Task to carry out>
Copy whichever lines contain the string "with".

──────── Information shown ────────

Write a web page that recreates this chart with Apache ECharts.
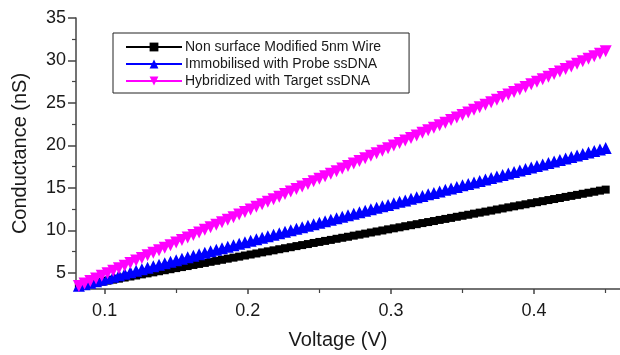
<!DOCTYPE html>
<html>
<head>
<meta charset="utf-8">
<script src="https://cdn.jsdelivr.net/npm/echarts@6/dist/echarts.min.js"></script>
<style>
  html, body { margin: 0; padding: 0; background: #fff; }
  #chart { width: 620px; height: 355px; }
</style>
</head>
<body>
<div id="chart"></div>
<script>
const voltage = [
  0.082, 0.086, 0.090, 0.094, 0.098, 0.102, 0.106, 0.110, 0.114, 0.118,
  0.122, 0.126, 0.130, 0.134, 0.138, 0.142, 0.146, 0.150, 0.154, 0.158,
  0.162, 0.166, 0.170, 0.174, 0.178, 0.182, 0.186, 0.190, 0.194, 0.198,
  0.202, 0.206, 0.210, 0.214, 0.218, 0.222, 0.226, 0.230, 0.234, 0.238,
  0.242, 0.246, 0.250, 0.254, 0.258, 0.262, 0.266, 0.270, 0.274, 0.278,
  0.282, 0.286, 0.290, 0.294, 0.298, 0.302, 0.306, 0.310, 0.314, 0.318,
  0.322, 0.326, 0.330, 0.334, 0.338, 0.342, 0.346, 0.350, 0.354, 0.358,
  0.362, 0.366, 0.370, 0.374, 0.378, 0.382, 0.386, 0.390, 0.394, 0.398,
  0.402, 0.406, 0.410, 0.414, 0.418, 0.422, 0.426, 0.430, 0.434, 0.438,
  0.442, 0.446, 0.450
];

// Non surface modified 5nm wire
const bareWire = [
  3.46, 3.59, 3.71, 3.83, 3.96, 4.08, 4.20, 4.32, 4.45, 4.57,
  4.69, 4.82, 4.94, 5.06, 5.19, 5.31, 5.43, 5.56, 5.68, 5.80,
  5.93, 6.05, 6.17, 6.30, 6.42, 6.54, 6.67, 6.79, 6.91, 7.04,
  7.16, 7.28, 7.41, 7.53, 7.65, 7.78, 7.90, 8.02, 8.15, 8.27,
  8.39, 8.52, 8.64, 8.76, 8.88, 9.01, 9.13, 9.25, 9.38, 9.50,
  9.62, 9.75, 9.87, 9.99, 10.12, 10.24, 10.36, 10.49, 10.61, 10.73,
  10.86, 10.98, 11.10, 11.23, 11.35, 11.47, 11.60, 11.72, 11.84, 11.97,
  12.09, 12.21, 12.33, 12.46, 12.58, 12.71, 12.83, 12.95, 13.07, 13.20,
  13.32, 13.44, 13.57, 13.69, 13.81, 13.94, 14.06, 14.18, 14.31, 14.43,
  14.55, 14.68, 14.80
];

// immobilised with probe ssDNA
const probe = [
  3.49, 3.66, 3.84, 4.02, 4.19, 4.37, 4.55, 4.72, 4.90, 5.07,
  5.25, 5.43, 5.60, 5.78, 5.96, 6.13, 6.31, 6.48, 6.66, 6.84,
  7.01, 7.19, 7.36, 7.54, 7.72, 7.89, 8.07, 8.25, 8.42, 8.60,
  8.77, 8.95, 9.13, 9.30, 9.48, 9.66, 9.83, 10.01, 10.18, 10.36,
  10.54, 10.71, 10.89, 11.07, 11.24, 11.42, 11.59, 11.77, 11.95, 12.12,
  12.30, 12.48, 12.65, 12.83, 13.00, 13.18, 13.36, 13.53, 13.71, 13.89,
  14.06, 14.24, 14.41, 14.59, 14.77, 14.94, 15.12, 15.30, 15.47, 15.65,
  15.82, 16.00, 16.18, 16.35, 16.53, 16.70, 16.88, 17.06, 17.23, 17.41,
  17.59, 17.76, 17.94, 18.11, 18.29, 18.47, 18.64, 18.82, 18.99, 19.17,
  19.35, 19.52, 19.70
];

// hybridized with target ssDNA
const target = [
  3.45, 3.75, 4.05, 4.35, 4.65, 4.95, 5.25, 5.55, 5.85, 6.15,
  6.46, 6.76, 7.06, 7.36, 7.66, 7.96, 8.26, 8.56, 8.86, 9.16,
  9.46, 9.76, 10.06, 10.36, 10.66, 10.96, 11.26, 11.56, 11.87, 12.17,
  12.47, 12.77, 13.07, 13.37, 13.67, 13.97, 14.27, 14.57, 14.87, 15.17,
  15.47, 15.77, 16.07, 16.37, 16.67, 16.97, 17.27, 17.58, 17.88, 18.18,
  18.48, 18.78, 19.08, 19.38, 19.68, 19.98, 20.28, 20.58, 20.88, 21.18,
  21.48, 21.78, 22.08, 22.38, 22.68, 22.99, 23.29, 23.59, 23.89, 24.19,
  24.49, 24.79, 25.09, 25.39, 25.69, 25.99, 26.29, 26.59, 26.89, 27.19,
  27.49, 27.79, 28.09, 28.40, 28.70, 29.00, 29.30, 29.60, 29.90, 30.20,
  30.50, 30.80, 31.10
];

const xMajorTicks = [0.1, 0.2, 0.3, 0.4];
const xMinorTicks = [0.15, 0.25, 0.35, 0.45];
const yMajorTicks = [5, 10, 15, 20, 25, 30, 35];
const yMinorTicks = [7.5, 12.5, 17.5, 22.5, 27.5, 32.5];

const FONT = "Liberation Sans, Arial, sans-serif";
const AXIS_COLOR = "#444";
const TEXT_COLOR = "#1a1a1a";

const pairs = (ys) => voltage.map((v, i) => [v, ys[i]]);

const chart = echarts.init(document.getElementById("chart"));

const baseX = {
  type: "value",
  min: 0.08,
  max: 0.46,
  position: "bottom",
  splitLine: { show: false },
};
const baseY = {
  type: "value",
  min: 3.1,
  max: 35,
  position: "left",
  splitLine: { show: false },
};

chart.setOption({
  animation: false,
  grid: { left: 76, top: 18, right: 0, bottom: 66, containLabel: false, outerBoundsMode: "none" },
  legend: {
    orient: "vertical",
    left: 113,
    top: 33,
    padding: [7, 28, 5, 12],
    itemWidth: 56,
    itemHeight: 11,
    itemGap: 3,
    borderColor: "#222",
    borderWidth: 1,
    borderRadius: 0,
    textStyle: { fontFamily: FONT, fontSize: 14, color: TEXT_COLOR, padding: [0, 0, 0, -2] },
    data: [
      "Non surface Modified 5nm Wire",
      "Immobilised with Probe ssDNA",
      "Hybridized with Target ssDNA",
    ],
  },
  xAxis: [
    Object.assign({}, baseX, {
      name: "Voltage (V)",
      nameLocation: "middle",
      nameGap: 41,
      nameTextStyle: { fontFamily: FONT, fontSize: 20, color: TEXT_COLOR, padding: [0, 20, 0, 0] },
      axisLine: { show: true, lineStyle: { color: AXIS_COLOR, width: 1.5 } },
      axisTick: { show: true, length: 5, customValues: xMajorTicks, lineStyle: { color: AXIS_COLOR, width: 1.5 } },
      axisLabel: {
        show: true,
        customValues: xMajorTicks,
        margin: 13,
        fontFamily: FONT,
        fontSize: 18,
        color: TEXT_COLOR,
      },
    }),
    Object.assign({}, baseX, {
      axisLine: { show: false },
      axisTick: { show: true, length: 4, customValues: xMinorTicks, lineStyle: { color: AXIS_COLOR, width: 1.2 } },
      axisLabel: { show: false },
    }),
  ],
  yAxis: [
    Object.assign({}, baseY, {
      name: "Conductance (nS)",
      nameLocation: "middle",
      nameGap: 46,
      nameTextStyle: { fontFamily: FONT, fontSize: 20, color: TEXT_COLOR },
      axisLine: { show: true, lineStyle: { color: AXIS_COLOR, width: 1.5 } },
      axisTick: { show: true, length: 8, customValues: yMajorTicks, lineStyle: { color: AXIS_COLOR, width: 1.5 } },
      axisLabel: {
        show: true,
        customValues: yMajorTicks,
        margin: 10,
        fontFamily: FONT,
        fontSize: 18,
        color: TEXT_COLOR,
      },
    }),
    Object.assign({}, baseY, {
      axisLine: { show: false },
      axisTick: { show: true, length: 4, customValues: yMinorTicks, lineStyle: { color: AXIS_COLOR, width: 1.2 } },
      axisLabel: { show: false },
    }),
  ],
  series: [
    {
      name: "Non surface Modified 5nm Wire",
      type: "line",
      data: pairs(bareWire),
      symbol: "rect",
      symbolSize: 8,
      color: "#000000",
      lineStyle: { width: 1 },
      z: 3,
    },
    {
      name: "Immobilised with Probe ssDNA",
      type: "line",
      data: pairs(probe),
      symbol: "triangle",
      symbolSize: 12,
      color: "#0000ff",
      lineStyle: { width: 1 },
      z: 4,
    },
    {
      name: "Hybridized with Target ssDNA",
      type: "line",
      data: pairs(target),
      symbol: "triangle",
      symbolRotate: 180,
      symbolSize: 12,
      color: "#ff00ff",
      lineStyle: { width: 1 },
      z: 5,
    },
  ],
});
</script>
</body>
</html>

────────

Output of the exercise>
Write a web page that recreates this chart with Apache ECharts.
// immobilised with probe ssDNA
// hybridized with target ssDNA
      "Immobilised with Probe ssDNA",
      "Hybridized with Target ssDNA",
      name: "Immobilised with Probe ssDNA",
      name: "Hybridized with Target ssDNA",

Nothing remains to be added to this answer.